There’s always something, right? Any move Israel makes that could cripple Hamas or deliver a knockout blow is met with condemnation from the international community, many of which remain silent or willfully ignorant of Hamas’ war crimes and atrocities carried out on October 7. Groups supporting women’s rights have especially been mum on the mass rape of Israeli women by Hamas terrorists. Hamas can fire rockets into Israel from elementary schools, rape women, behead babies, and set Jewish people on fire, and they get some condemnation. Still, the world community’s actual firepower would be turned on Israel if they did flush the tunnels because the terrorists wouldn’t have clean drinking water.  

The piece is permeated with unknowns—officials on both sides acknowledge the plan exists but don’t know the status. They’re thinking about it; who are they kidding? And, of course, Grandpa Joe will have to decide because it could destroy the so-called ‘Gaza Metro’ that Hamas has used for years to commit acts of terrorism. 

“Former officials acknowledged such an operation would put the Biden administration in a tough position and perhaps bring global condemnation, but said it was one of the few effective options for permanently disabling a Hamas tunnel system estimated to stretch for about 300 miles,” wrote the WSJ. 

Well, the decision seems to be between eliminating a piece of terrorist infrastructure forever or making antisemites mad.

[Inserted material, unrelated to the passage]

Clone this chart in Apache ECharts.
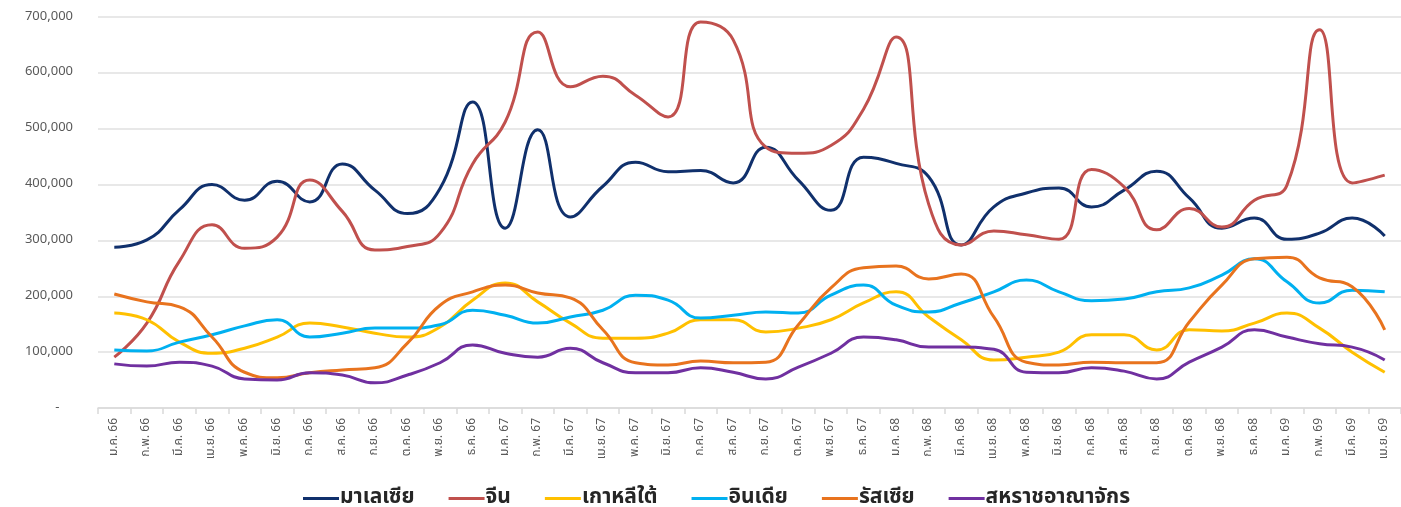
<!DOCTYPE html>
<html>
<head>
<meta charset="utf-8">
<script src="https://cdn.jsdelivr.net/npm/echarts@6/dist/echarts.min.js"></script>
<style>
html,body{margin:0;padding:0;background:#fff;}
#chart{width:1401px;height:507px;}
</style>
</head>
<body>
<div id="chart"></div>
<script>
const months = ['ม.ค.','ก.พ.','มี.ค.','เม.ย.','พ.ค.','มิ.ย.','ก.ค.','ส.ค.','ก.ย.','ต.ค.','พ.ย.','ธ.ค.'];
const years = ['66','67','68','69'];
const categories = [];
for (const y of years) for (const m of months) if (categories.length < 40) categories.push(m + ' ' + y);

const seriesNames = ['มาเลเซีย','จีน','เกาหลีใต้','อินเดีย','รัสเซีย','สหราชอาณาจักร'];

const malaysia = [288000,301000,355000,400000,372000,406000,369000,437000,390000,348000,393000,548000,
  322000,498000,342000,397000,440000,423000,425000,403000,467000,408000,354000,449000,
  438000,414000,292000,360000,385000,394000,360000,390000,424000,376000,322000,340000,
  302000,313000,340000,308000];
const china = [91000,152000,263000,328000,286000,306000,408000,352000,283000,289000,313000,437000,
  512000,673000,575000,594000,560000,521000,691000,659000,467000,456000,470000,535000,
  664000,365000,292000,317000,310000,302000,427000,396000,319000,357000,324000,372000,
  399000,677000,403000,417000];
const korea = [170000,158000,118000,98000,107000,127000,152000,145000,134000,127000,145000,193000,
  224000,190000,152000,125000,125000,134000,158000,158000,136000,143000,158000,188000,
  208000,163000,122000,86000,91000,100000,131000,131000,104000,140000,138000,152000,
  170000,143000,100000,64000];
const india = [104000,102000,118000,131000,147000,158000,127000,134000,143000,143000,149000,175000,
  166000,152000,163000,175000,202000,193000,161000,166000,172000,170000,202000,220000,
  184000,172000,188000,208000,229000,208000,192000,195000,208000,215000,238000,267000,
  226000,188000,211000,208000];
const russia = [204000,190000,181000,127000,64000,54000,63000,68000,72000,116000,184000,208000,
  220000,206000,197000,140000,81000,77000,84000,81000,82000,149000,215000,251000,
  254000,231000,240000,163000,82000,77000,82000,81000,81000,154000,220000,267000,
  270000,233000,217000,140000];
const uk = [79000,75000,82000,75000,52000,50000,63000,59000,45000,59000,81000,113000,
  98000,91000,107000,81000,63000,63000,72000,64000,52000,73000,98000,127000,
  122000,109000,109000,105000,64000,63000,72000,66000,52000,82000,109000,140000,
  127000,115000,109000,86000];

const yTicks = [0,100000,200000,300000,400000,500000,600000,700000];
const colors = ['#10306c','#c0504d','#ffc000','#00b0f0','#e8731e','#7030a0'];
const dataSets = [malaysia, china, korea, india, russia, uk];

const FONT = "'Noto Sans Thai','Noto Sans','Liberation Sans','DejaVu Sans',sans-serif";

const chart = echarts.init(document.getElementById('chart'), null, {renderer:'canvas'});
chart.setOption({
  animation: false,
  color: colors,
  grid: {left: 98, right: -9, top: 17, bottom: 99, containLabel: false},
  legend: {
    data: seriesNames,
    left: 298,
    top: 483,
    icon: 'rect',
    itemWidth: 36,
    itemHeight: 3,
    itemGap: 34,
    textStyle: {fontFamily: FONT, fontSize: 21, color: '#262626', fontWeight: 'bold', padding: [0,0,0,-4]}
  },
  xAxis: {
    type: 'category',
    data: categories,
    boundaryGap: true,
    axisLine: {show: true, lineStyle: {color: '#d9d9d9', width: 1.5}},
    axisTick: {show: true, alignWithLabel: false, length: 6, lineStyle: {color: '#d9d9d9', width: 1.5}},
    axisLabel: {rotate: 90, interval: 0, margin: 10, fontFamily: FONT, fontSize: 12, color: '#595959'},
    splitLine: {show: false}
  },
  yAxis: {
    type: 'value',
    min: yTicks[0],
    max: yTicks[yTicks.length-1],
    interval: yTicks[1]-yTicks[0],
    axisLine: {show: false},
    axisTick: {show: false},
    axisLabel: {
      margin: 25, fontFamily: FONT, fontSize: 13, color: '#595959',
      formatter: v => v === 0 ? '-    ' : v.toLocaleString('en-US')
    },
    splitLine: {show: true, lineStyle: {color: '#e0e0e0', width: 1.5}}
  },
  series: seriesNames.map((n, i) => ({
    name: n,
    type: 'line',
    data: dataSets[i],
    smooth: 0.5,
    symbol: 'none',
    lineStyle: {width: 3, color: colors[i]},
    itemStyle: {color: colors[i]}
  }))
});
</script>
</body>
</html>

The Gaza Strip has been wrecked and will need to be rebuilt regardless, but no successful reconstruction can ever be declared if Hamas remains part of the social fabric. 

Yet, that’s a whole other debate since Israel will remain to assume Gaza’s security responsibilities only. They don’t want to administer it, and the United Nations and other Arab countries don’t want to rebuild Gaza or govern it either.